_OBJECTIVE_: Return all of the data exactly, with nothing left out but the pictures.

_AVAILABLE DATA_:
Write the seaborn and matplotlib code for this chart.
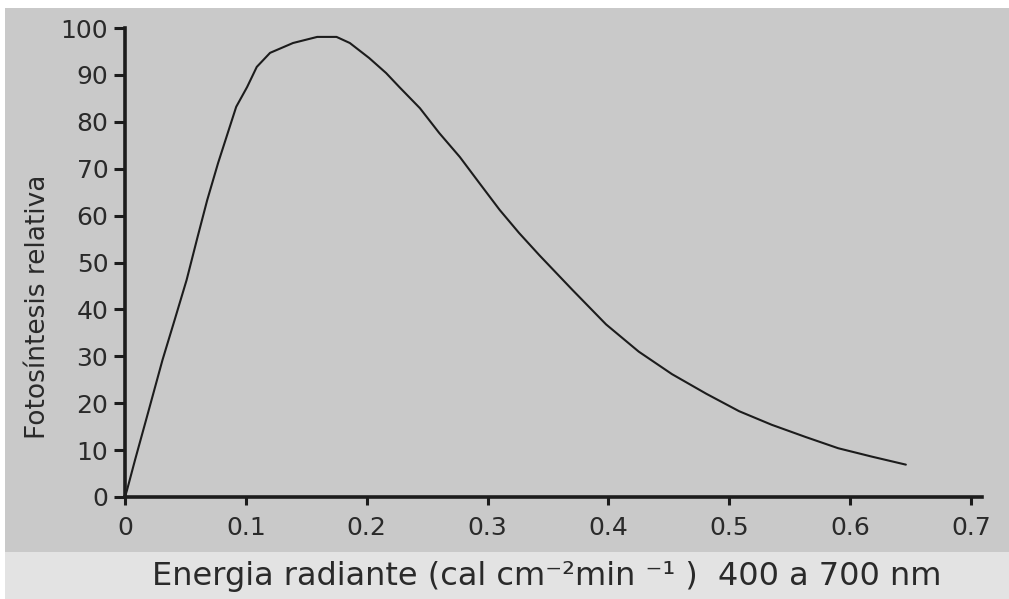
import matplotlib
matplotlib.use("Agg")
import matplotlib.pyplot as plt
from matplotlib.patches import Rectangle
import seaborn as sns
import pandas as pd

# Radiant energy (cal cm^-2 min^-1, 400-700 nm) and relative photosynthesis
energia = [0.0, 0.0017, 0.0083, 0.019, 0.031, 0.041, 0.051, 0.060, 0.068, 0.077,
           0.085, 0.092, 0.101, 0.109, 0.120, 0.139, 0.159, 0.175, 0.186, 0.202,
           0.216, 0.227, 0.244, 0.260, 0.277, 0.293, 0.310, 0.326, 0.343, 0.370,
           0.398, 0.425, 0.4525, 0.481, 0.508, 0.535, 0.563, 0.590, 0.618, 0.646]
fotosintesis = [0.0, 1.5, 7.9, 17.9, 29.2, 37.7, 46.3, 55.4, 63.3, 71.2,
                77.6, 83.2, 87.4, 91.7, 94.7, 96.8, 98.1, 98.1, 96.8, 93.6,
                90.4, 87.4, 82.9, 77.6, 72.5, 67.0, 61.2, 56.3, 51.5, 44.2,
                36.8, 31.0, 26.2, 22.0, 18.3, 15.4, 12.8, 10.4, 8.6, 6.9]

x_ticks = [0, 0.1, 0.2, 0.3, 0.4, 0.5, 0.6, 0.7]
x_tick_labels = ["0", "0.1", "0.2", "0.3", "0.4", "0.5", "0.6", "0.7"]
y_ticks = [0, 10, 20, 30, 40, 50, 60, 70, 80, 90, 100]

x_title = "Energia radiante (cal cm\u207b\u00b2min \u207b\u00b9 )  400 a 700 nm"
y_title = "Fotosíntesis relativa"

df = pd.DataFrame({"energia": energia, "fotosintesis": fotosintesis})

sns.set_theme(style="ticks")
plt.rcParams["font.family"] = ["DejaVu Sans"]

ink = "#1c1c1c"
paper = "#c9c9c9"
band = "#e3e3e3"

fig = plt.figure(figsize=(10.09, 5.99), dpi=100, facecolor="white")

# background layer: paper tone and the lighter strip under the plot
bg = fig.add_axes([0, 0, 1, 1], zorder=-5)
bg.set_xlim(0, 1009)
bg.set_ylim(599, 0)
bg.axis("off")
bg.add_patch(Rectangle((5, 8), 1004, 544, facecolor=paper, edgecolor="none"))
bg.add_patch(Rectangle((5, 552), 1004, 47, facecolor=band, edgecolor="none"))

ax = fig.add_axes([125 / 1009, 1 - 497 / 599, (982 - 125) / 1009, (497 - 28) / 599])
ax.set_facecolor("none")

sns.lineplot(data=df, x="energia", y="fotosintesis", ax=ax, color=ink,
             linewidth=1.5, sort=False)

ax.set_xlim(0, 0.709)
ax.set_ylim(0, 100)
ax.set_xticks(x_ticks)
ax.set_xticklabels(x_tick_labels)
ax.set_yticks(y_ticks)

for side in ("top", "right"):
    ax.spines[side].set_visible(False)
for side in ("left", "bottom"):
    ax.spines[side].set_color(ink)
    ax.spines[side].set_linewidth(2.6)

ax.tick_params(axis="both", colors=ink, labelcolor="#2a2a2a", width=2.2,
               labelsize=18)
ax.tick_params(axis="y", length=8, pad=4)
ax.tick_params(axis="x", length=6, pad=8)

ax.set_xlabel(x_title, fontsize=23, color="#2a2a2a")
ax.xaxis.set_label_coords(0.492, -0.136)
ax.set_ylabel(y_title, fontsize=19, color="#2a2a2a")
ax.yaxis.set_label_coords(-0.086, 0.405)

fig.savefig("out.png", dpi=100, facecolor="white")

_TASK RESULT_:
Write the seaborn and matplotlib code for this chart.
import matplotlib
matplotlib.use("Agg")
import matplotlib.pyplot as plt
from matplotlib.patches import Rectangle
import seaborn as sns
import pandas as pd

# Radiant energy (cal cm^-2 min^-1, 400-700 nm) and relative photosynthesis
energia = [0.0, 0.0017, 0.0083, 0.019, 0.031, 0.041, 0.051, 0.060, 0.068, 0.077,
           0.085, 0.092, 0.101, 0.109, 0.120, 0.139, 0.159, 0.175, 0.186, 0.202,
           0.216, 0.227, 0.244, 0.260, 0.277, 0.293, 0.310, 0.326, 0.343, 0.370,
           0.398, 0.425, 0.4525, 0.481, 0.508, 0.535, 0.563, 0.590, 0.618, 0.646]
fotosintesis = [0.0, 1.5, 7.9, 17.9, 29.2, 37.7, 46.3, 55.4, 63.3, 71.2,
                77.6, 83.2, 87.4, 91.7, 94.7, 96.8, 98.1, 98.1, 96.8, 93.6,
                90.4, 87.4, 82.9, 77.6, 72.5, 67.0, 61.2, 56.3, 51.5, 44.2,
                36.8, 31.0, 26.2, 22.0, 18.3, 15.4, 12.8, 10.4, 8.6, 6.9]

x_ticks = [0, 0.1, 0.2, 0.3, 0.4, 0.5, 0.6, 0.7]
x_tick_labels = ["0", "0.1", "0.2", "0.3", "0.4", "0.5", "0.6", "0.7"]
y_ticks = [0, 10, 20, 30, 40, 50, 60, 70, 80, 90, 100]

x_title = "Energia radiante (cal cm\u207b\u00b2min \u207b\u00b9 )  400 a 700 nm"
y_title = "Fotosíntesis relativa"

df = pd.DataFrame({"energia": energia, "fotosintesis": fotosintesis})

sns.set_theme(style="ticks")
plt.rcParams["font.family"] = ["DejaVu Sans"]

ink = "#1c1c1c"
paper = "#c9c9c9"
band = "#e3e3e3"

fig = plt.figure(figsize=(10.09, 5.99), dpi=100, facecolor="white")

# background layer: paper tone and the lighter strip under the plot
bg = fig.add_axes([0, 0, 1, 1], zorder=-5)
bg.set_xlim(0, 1009)
bg.set_ylim(599, 0)
bg.axis("off")
bg.add_patch(Rectangle((5, 8), 1004, 544, facecolor=paper, edgecolor="none"))
bg.add_patch(Rectangle((5, 552), 1004, 47, facecolor=band, edgecolor="none"))

ax = fig.add_axes([125 / 1009, 1 - 497 / 599, (982 - 125) / 1009, (497 - 28) / 599])
ax.set_facecolor("none")

sns.lineplot(data=df, x="energia", y="fotosintesis", ax=ax, color=ink,
             linewidth=1.5, sort=False)

ax.set_xlim(0, 0.709)
ax.set_ylim(0, 100)
ax.set_xticks(x_ticks)
ax.set_xticklabels(x_tick_labels)
ax.set_yticks(y_ticks)

for side in ("top", "right"):
    ax.spines[side].set_visible(False)
for side in ("left", "bottom"):
    ax.spines[side].set_color(ink)
    ax.spines[side].set_linewidth(2.6)

ax.tick_params(axis="both", colors=ink, labelcolor="#2a2a2a", width=2.2,
               labelsize=18)
ax.tick_params(axis="y", length=8, pad=4)
ax.tick_params(axis="x", length=6, pad=8)

ax.set_xlabel(x_title, fontsize=23, color="#2a2a2a")
ax.xaxis.set_label_coords(0.492, -0.136)
ax.set_ylabel(y_title, fontsize=19, color="#2a2a2a")
ax.yaxis.set_label_coords(-0.086, 0.405)

fig.savefig("out.png", dpi=100, facecolor="white")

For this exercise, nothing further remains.